*AIM*
Write the listing out again, all of it, word for word.

*GIVEN INFORMATION*
◆ ◆ ◆ ◆ ◆ ◆ ◆
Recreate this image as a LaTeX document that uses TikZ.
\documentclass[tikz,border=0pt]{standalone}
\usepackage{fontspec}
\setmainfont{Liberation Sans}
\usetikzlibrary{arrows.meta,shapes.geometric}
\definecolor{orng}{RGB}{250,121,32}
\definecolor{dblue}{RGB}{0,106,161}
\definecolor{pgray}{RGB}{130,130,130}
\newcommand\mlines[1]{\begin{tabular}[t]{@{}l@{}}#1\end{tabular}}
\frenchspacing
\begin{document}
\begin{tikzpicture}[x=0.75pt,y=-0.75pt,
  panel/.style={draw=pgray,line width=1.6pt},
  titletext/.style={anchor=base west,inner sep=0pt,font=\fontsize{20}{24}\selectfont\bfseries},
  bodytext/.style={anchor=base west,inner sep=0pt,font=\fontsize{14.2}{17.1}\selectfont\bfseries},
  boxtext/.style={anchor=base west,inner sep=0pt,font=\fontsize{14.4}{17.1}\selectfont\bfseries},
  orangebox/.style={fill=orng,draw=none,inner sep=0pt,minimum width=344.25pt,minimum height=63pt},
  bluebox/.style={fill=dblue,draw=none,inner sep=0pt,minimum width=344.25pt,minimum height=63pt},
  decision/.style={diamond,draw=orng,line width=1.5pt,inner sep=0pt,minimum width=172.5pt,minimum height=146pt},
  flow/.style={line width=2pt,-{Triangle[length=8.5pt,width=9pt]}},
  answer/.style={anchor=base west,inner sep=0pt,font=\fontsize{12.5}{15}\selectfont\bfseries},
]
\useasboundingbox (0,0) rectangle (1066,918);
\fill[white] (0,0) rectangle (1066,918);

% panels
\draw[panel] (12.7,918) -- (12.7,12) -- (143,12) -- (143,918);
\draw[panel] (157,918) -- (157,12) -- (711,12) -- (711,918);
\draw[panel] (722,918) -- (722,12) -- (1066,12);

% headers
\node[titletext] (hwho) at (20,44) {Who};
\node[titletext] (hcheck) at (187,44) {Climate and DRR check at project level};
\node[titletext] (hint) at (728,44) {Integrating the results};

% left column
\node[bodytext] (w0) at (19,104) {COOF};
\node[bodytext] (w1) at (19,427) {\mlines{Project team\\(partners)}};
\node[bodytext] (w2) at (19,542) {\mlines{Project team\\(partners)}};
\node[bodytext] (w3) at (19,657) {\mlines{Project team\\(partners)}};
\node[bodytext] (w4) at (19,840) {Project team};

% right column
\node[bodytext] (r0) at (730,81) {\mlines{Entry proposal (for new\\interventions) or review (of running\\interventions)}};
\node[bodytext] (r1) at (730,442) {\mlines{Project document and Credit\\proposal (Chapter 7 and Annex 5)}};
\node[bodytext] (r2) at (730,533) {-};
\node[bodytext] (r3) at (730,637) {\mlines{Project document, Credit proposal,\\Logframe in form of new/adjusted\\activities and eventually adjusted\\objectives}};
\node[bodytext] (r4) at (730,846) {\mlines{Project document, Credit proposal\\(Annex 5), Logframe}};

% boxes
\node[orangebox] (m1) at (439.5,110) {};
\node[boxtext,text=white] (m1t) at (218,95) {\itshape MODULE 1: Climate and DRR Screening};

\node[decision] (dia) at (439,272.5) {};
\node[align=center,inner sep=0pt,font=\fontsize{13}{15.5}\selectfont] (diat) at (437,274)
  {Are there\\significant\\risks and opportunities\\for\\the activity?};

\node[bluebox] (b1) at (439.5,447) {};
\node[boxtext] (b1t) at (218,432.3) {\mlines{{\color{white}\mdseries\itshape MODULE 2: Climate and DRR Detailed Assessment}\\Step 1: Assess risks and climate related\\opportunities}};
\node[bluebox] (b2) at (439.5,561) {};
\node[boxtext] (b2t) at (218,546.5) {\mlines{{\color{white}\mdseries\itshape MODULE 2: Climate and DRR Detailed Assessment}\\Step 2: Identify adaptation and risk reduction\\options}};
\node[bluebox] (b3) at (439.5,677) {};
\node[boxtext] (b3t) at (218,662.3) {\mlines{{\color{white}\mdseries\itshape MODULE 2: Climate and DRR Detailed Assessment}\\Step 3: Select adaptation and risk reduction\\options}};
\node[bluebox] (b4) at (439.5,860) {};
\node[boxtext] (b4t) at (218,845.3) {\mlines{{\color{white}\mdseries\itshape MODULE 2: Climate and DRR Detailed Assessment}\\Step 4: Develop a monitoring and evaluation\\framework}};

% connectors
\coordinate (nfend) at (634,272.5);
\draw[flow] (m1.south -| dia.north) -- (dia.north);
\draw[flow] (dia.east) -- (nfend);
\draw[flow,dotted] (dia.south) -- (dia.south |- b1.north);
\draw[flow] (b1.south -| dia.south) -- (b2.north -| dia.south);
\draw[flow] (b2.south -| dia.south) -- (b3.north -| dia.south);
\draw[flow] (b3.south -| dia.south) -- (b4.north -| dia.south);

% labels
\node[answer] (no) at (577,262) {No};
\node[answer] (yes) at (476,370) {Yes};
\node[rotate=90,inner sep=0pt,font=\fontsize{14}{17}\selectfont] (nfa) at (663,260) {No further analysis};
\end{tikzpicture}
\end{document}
◆ ◆ ◆ ◆ ◆ ◆ ◆
*FINISHED TASK*
Recreate this image as a LaTeX document that uses TikZ.
\documentclass[tikz,border=0pt]{standalone}
\usepackage{fontspec}
\setmainfont{Liberation Sans}
\usetikzlibrary{arrows.meta,shapes.geometric}
\definecolor{orng}{RGB}{250,121,32}
\definecolor{dblue}{RGB}{0,106,161}
\definecolor{pgray}{RGB}{130,130,130}
\newcommand\mlines[1]{\begin{tabular}[t]{@{}l@{}}#1\end{tabular}}
\frenchspacing
\begin{document}
\begin{tikzpicture}[x=0.75pt,y=-0.75pt,
  panel/.style={draw=pgray,line width=1.6pt},
  titletext/.style={anchor=base west,inner sep=0pt,font=\fontsize{20}{24}\selectfont\bfseries},
  bodytext/.style={anchor=base west,inner sep=0pt,font=\fontsize{14.2}{17.1}\selectfont\bfseries},
  boxtext/.style={anchor=base west,inner sep=0pt,font=\fontsize{14.4}{17.1}\selectfont\bfseries},
  orangebox/.style={fill=orng,draw=none,inner sep=0pt,minimum width=344.25pt,minimum height=63pt},
  bluebox/.style={fill=dblue,draw=none,inner sep=0pt,minimum width=344.25pt,minimum height=63pt},
  decision/.style={diamond,draw=orng,line width=1.5pt,inner sep=0pt,minimum width=172.5pt,minimum height=146pt},
  flow/.style={line width=2pt,-{Triangle[length=8.5pt,width=9pt]}},
  answer/.style={anchor=base west,inner sep=0pt,font=\fontsize{12.5}{15}\selectfont\bfseries},
]
\useasboundingbox (0,0) rectangle (1066,918);
\fill[white] (0,0) rectangle (1066,918);

% panels
\draw[panel] (12.7,918) -- (12.7,12) -- (143,12) -- (143,918);
\draw[panel] (157,918) -- (157,12) -- (711,12) -- (711,918);
\draw[panel] (722,918) -- (722,12) -- (1066,12);

% headers
\node[titletext] (hwho) at (20,44) {Who};
\node[titletext] (hcheck) at (187,44) {Climate and DRR check at project level};
\node[titletext] (hint) at (728,44) {Integrating the results};

% left column
\node[bodytext] (w0) at (19,104) {COOF};
\node[bodytext] (w1) at (19,427) {\mlines{Project team\\(partners)}};
\node[bodytext] (w2) at (19,542) {\mlines{Project team\\(partners)}};
\node[bodytext] (w3) at (19,657) {\mlines{Project team\\(partners)}};
\node[bodytext] (w4) at (19,840) {Project team};

% right column
\node[bodytext] (r0) at (730,81) {\mlines{Entry proposal (for new\\interventions) or review (of running\\interventions)}};
\node[bodytext] (r1) at (730,442) {\mlines{Project document and Credit\\proposal (Chapter 7 and Annex 5)}};
\node[bodytext] (r2) at (730,533) {-};
\node[bodytext] (r3) at (730,637) {\mlines{Project document, Credit proposal,\\Logframe in form of new/adjusted\\activities and eventually adjusted\\objectives}};
\node[bodytext] (r4) at (730,846) {\mlines{Project document, Credit proposal\\(Annex 5), Logframe}};

% boxes
\node[orangebox] (m1) at (439.5,110) {};
\node[boxtext,text=white] (m1t) at (218,95) {\itshape MODULE 1: Climate and DRR Screening};

\node[decision] (dia) at (439,272.5) {};
\node[align=center,inner sep=0pt,font=\fontsize{13}{15.5}\selectfont] (diat) at (437,274)
  {Are there\\significant\\risks and opportunities\\for\\the activity?};

\node[bluebox] (b1) at (439.5,447) {};
\node[boxtext] (b1t) at (218,432.3) {\mlines{{\color{white}\mdseries\itshape MODULE 2: Climate and DRR Detailed Assessment}\\Step 1: Assess risks and climate related\\opportunities}};
\node[bluebox] (b2) at (439.5,561) {};
\node[boxtext] (b2t) at (218,546.5) {\mlines{{\color{white}\mdseries\itshape MODULE 2: Climate and DRR Detailed Assessment}\\Step 2: Identify adaptation and risk reduction\\options}};
\node[bluebox] (b3) at (439.5,677) {};
\node[boxtext] (b3t) at (218,662.3) {\mlines{{\color{white}\mdseries\itshape MODULE 2: Climate and DRR Detailed Assessment}\\Step 3: Select adaptation and risk reduction\\options}};
\node[bluebox] (b4) at (439.5,860) {};
\node[boxtext] (b4t) at (218,845.3) {\mlines{{\color{white}\mdseries\itshape MODULE 2: Climate and DRR Detailed Assessment}\\Step 4: Develop a monitoring and evaluation\\framework}};

% connectors
\coordinate (nfend) at (634,272.5);
\draw[flow] (m1.south -| dia.north) -- (dia.north);
\draw[flow] (dia.east) -- (nfend);
\draw[flow,dotted] (dia.south) -- (dia.south |- b1.north);
\draw[flow] (b1.south -| dia.south) -- (b2.north -| dia.south);
\draw[flow] (b2.south -| dia.south) -- (b3.north -| dia.south);
\draw[flow] (b3.south -| dia.south) -- (b4.north -| dia.south);

% labels
\node[answer] (no) at (577,262) {No};
\node[answer] (yes) at (476,370) {Yes};
\node[rotate=90,inner sep=0pt,font=\fontsize{14}{17}\selectfont] (nfa) at (663,260) {No further analysis};
\end{tikzpicture}
\end{document}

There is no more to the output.